* Available data
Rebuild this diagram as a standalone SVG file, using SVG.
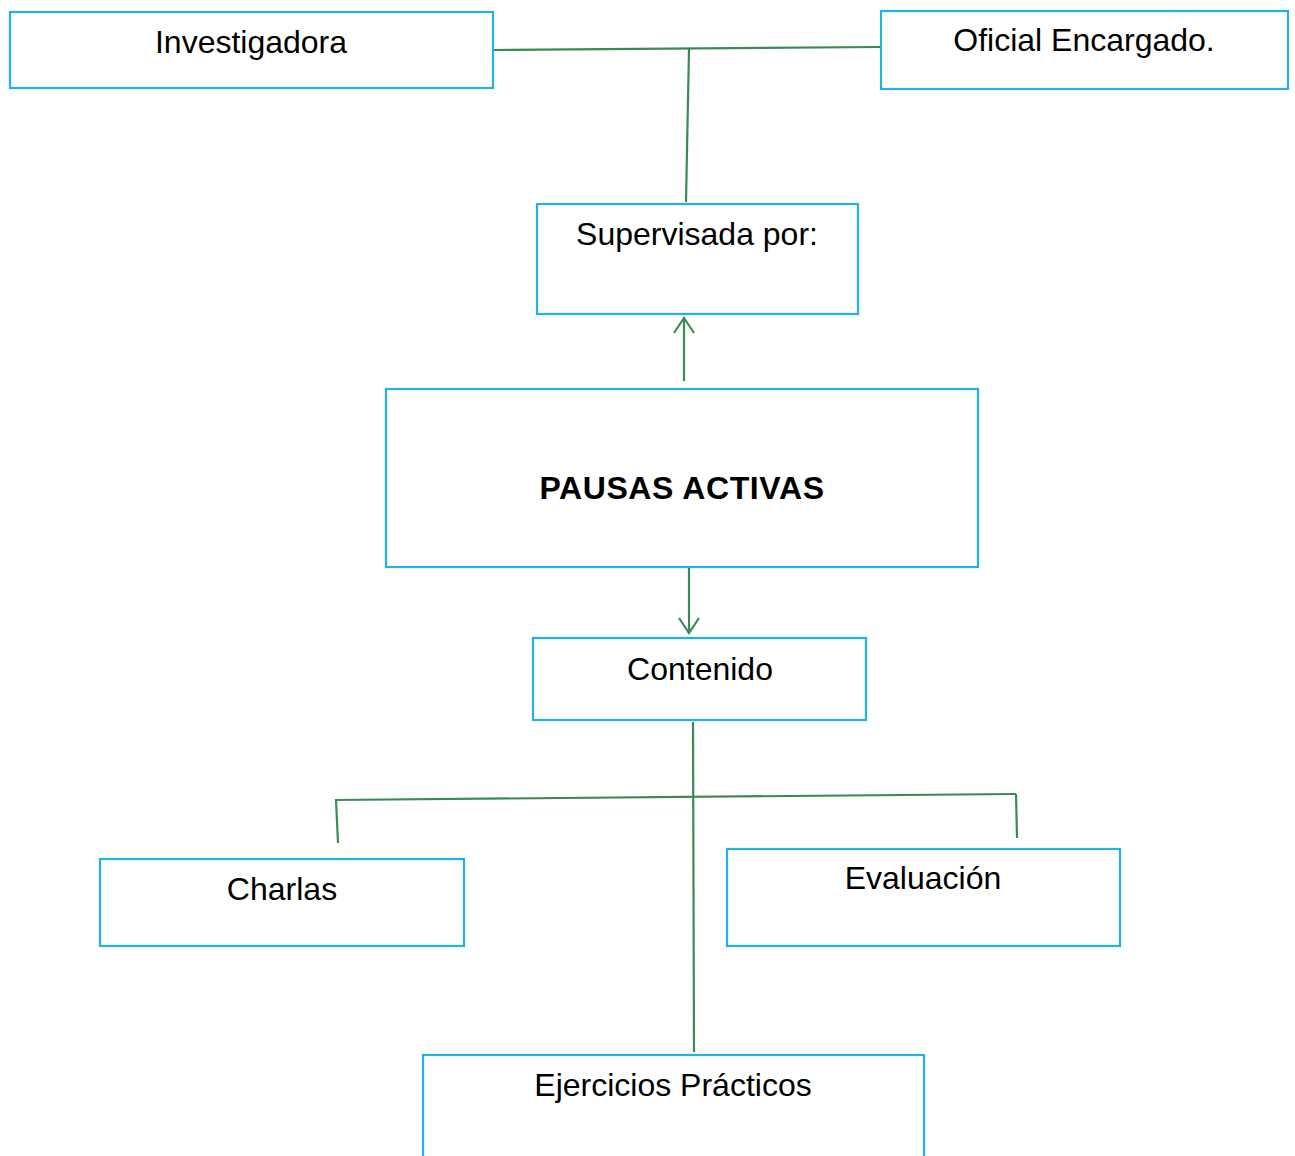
<svg xmlns="http://www.w3.org/2000/svg" width="1295" height="1156" viewBox="0 0 1295 1156">
<style>
.box{fill:#fff;stroke:#22b0e6;stroke-width:2.2}
.t{font-family:"Liberation Sans",Arial,sans-serif;font-size:32px;fill:#000;text-anchor:middle}
.b{font-weight:bold;letter-spacing:0.6px}
.c{stroke:#3b8a55;stroke-width:2.2;fill:none}
</style>
<defs>
<marker id="ah" viewBox="0 0 22 22" refX="20" refY="11" markerWidth="22" markerHeight="22" markerUnits="userSpaceOnUse" orient="auto">
<path d="M5,1 L20,11 L5,21" fill="none" stroke="#3b8a55" stroke-width="2.2"/>
</marker>
</defs>
<rect width="1295" height="1156" fill="#fff"/>
<g id="n-investigadora"><rect class="box" x="10" y="12" width="483" height="76"/><text class="t" x="251" y="53">Investigadora</text></g>
<g id="n-oficial"><rect class="box" x="881" y="11" width="407" height="78"/><text class="t" x="1084" y="51">Oficial Encargado.</text></g>
<g id="n-supervisada"><rect class="box" x="537" y="204" width="321" height="110"/><text class="t" x="697" y="245">Supervisada por:</text></g>
<g id="n-pausas"><rect class="box" x="386" y="389" width="592" height="178"/><text class="t b" x="682" y="499">PAUSAS ACTIVAS</text></g>
<g id="n-contenido"><rect class="box" x="533" y="638" width="333" height="82"/><text class="t" x="700" y="680">Contenido</text></g>
<g id="n-charlas"><rect class="box" x="100" y="859" width="364" height="87"/><text class="t" x="282" y="900">Charlas</text></g>
<g id="n-evaluacion"><rect class="box" x="727" y="849" width="393" height="97"/><text class="t" x="923" y="889">Evaluación</text></g>
<g id="n-ejercicios"><rect class="box" x="423" y="1055" width="501" height="120"/><text class="t" x="673" y="1096">Ejercicios Prácticos</text></g>
<g id="connectors">
<line class="c" x1="494" y1="50" x2="880" y2="47"/>
<line class="c" x1="689" y1="49" x2="686" y2="202"/>
<line class="c" x1="684" y1="381" x2="684" y2="318" marker-end="url(#ah)"/>
<line class="c" x1="689" y1="568" x2="689" y2="633" marker-end="url(#ah)"/>
<line class="c" x1="693" y1="722" x2="694" y2="1052"/>
<line class="c" x1="335" y1="800" x2="1016" y2="794"/>
<line class="c" x1="336" y1="800" x2="338" y2="843"/>
<line class="c" x1="1016" y1="794" x2="1017" y2="838"/>
</g>
</svg>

* Task to carry out
Repeat the data above exactly, but not the pictures.

* Written answer
Rebuild this diagram as a standalone SVG file, using SVG.
<svg xmlns="http://www.w3.org/2000/svg" width="1295" height="1156" viewBox="0 0 1295 1156">
<style>
.box{fill:#fff;stroke:#22b0e6;stroke-width:2.2}
.t{font-family:"Liberation Sans",Arial,sans-serif;font-size:32px;fill:#000;text-anchor:middle}
.b{font-weight:bold;letter-spacing:0.6px}
.c{stroke:#3b8a55;stroke-width:2.2;fill:none}
</style>
<defs>
<marker id="ah" viewBox="0 0 22 22" refX="20" refY="11" markerWidth="22" markerHeight="22" markerUnits="userSpaceOnUse" orient="auto">
<path d="M5,1 L20,11 L5,21" fill="none" stroke="#3b8a55" stroke-width="2.2"/>
</marker>
</defs>
<rect width="1295" height="1156" fill="#fff"/>
<g id="n-investigadora"><rect class="box" x="10" y="12" width="483" height="76"/><text class="t" x="251" y="53">Investigadora</text></g>
<g id="n-oficial"><rect class="box" x="881" y="11" width="407" height="78"/><text class="t" x="1084" y="51">Oficial Encargado.</text></g>
<g id="n-supervisada"><rect class="box" x="537" y="204" width="321" height="110"/><text class="t" x="697" y="245">Supervisada por:</text></g>
<g id="n-pausas"><rect class="box" x="386" y="389" width="592" height="178"/><text class="t b" x="682" y="499">PAUSAS ACTIVAS</text></g>
<g id="n-contenido"><rect class="box" x="533" y="638" width="333" height="82"/><text class="t" x="700" y="680">Contenido</text></g>
<g id="n-charlas"><rect class="box" x="100" y="859" width="364" height="87"/><text class="t" x="282" y="900">Charlas</text></g>
<g id="n-evaluacion"><rect class="box" x="727" y="849" width="393" height="97"/><text class="t" x="923" y="889">Evaluación</text></g>
<g id="n-ejercicios"><rect class="box" x="423" y="1055" width="501" height="120"/><text class="t" x="673" y="1096">Ejercicios Prácticos</text></g>
<g id="connectors">
<line class="c" x1="494" y1="50" x2="880" y2="47"/>
<line class="c" x1="689" y1="49" x2="686" y2="202"/>
<line class="c" x1="684" y1="381" x2="684" y2="318" marker-end="url(#ah)"/>
<line class="c" x1="689" y1="568" x2="689" y2="633" marker-end="url(#ah)"/>
<line class="c" x1="693" y1="722" x2="694" y2="1052"/>
<line class="c" x1="335" y1="800" x2="1016" y2="794"/>
<line class="c" x1="336" y1="800" x2="338" y2="843"/>
<line class="c" x1="1016" y1="794" x2="1017" y2="838"/>
</g>
</svg>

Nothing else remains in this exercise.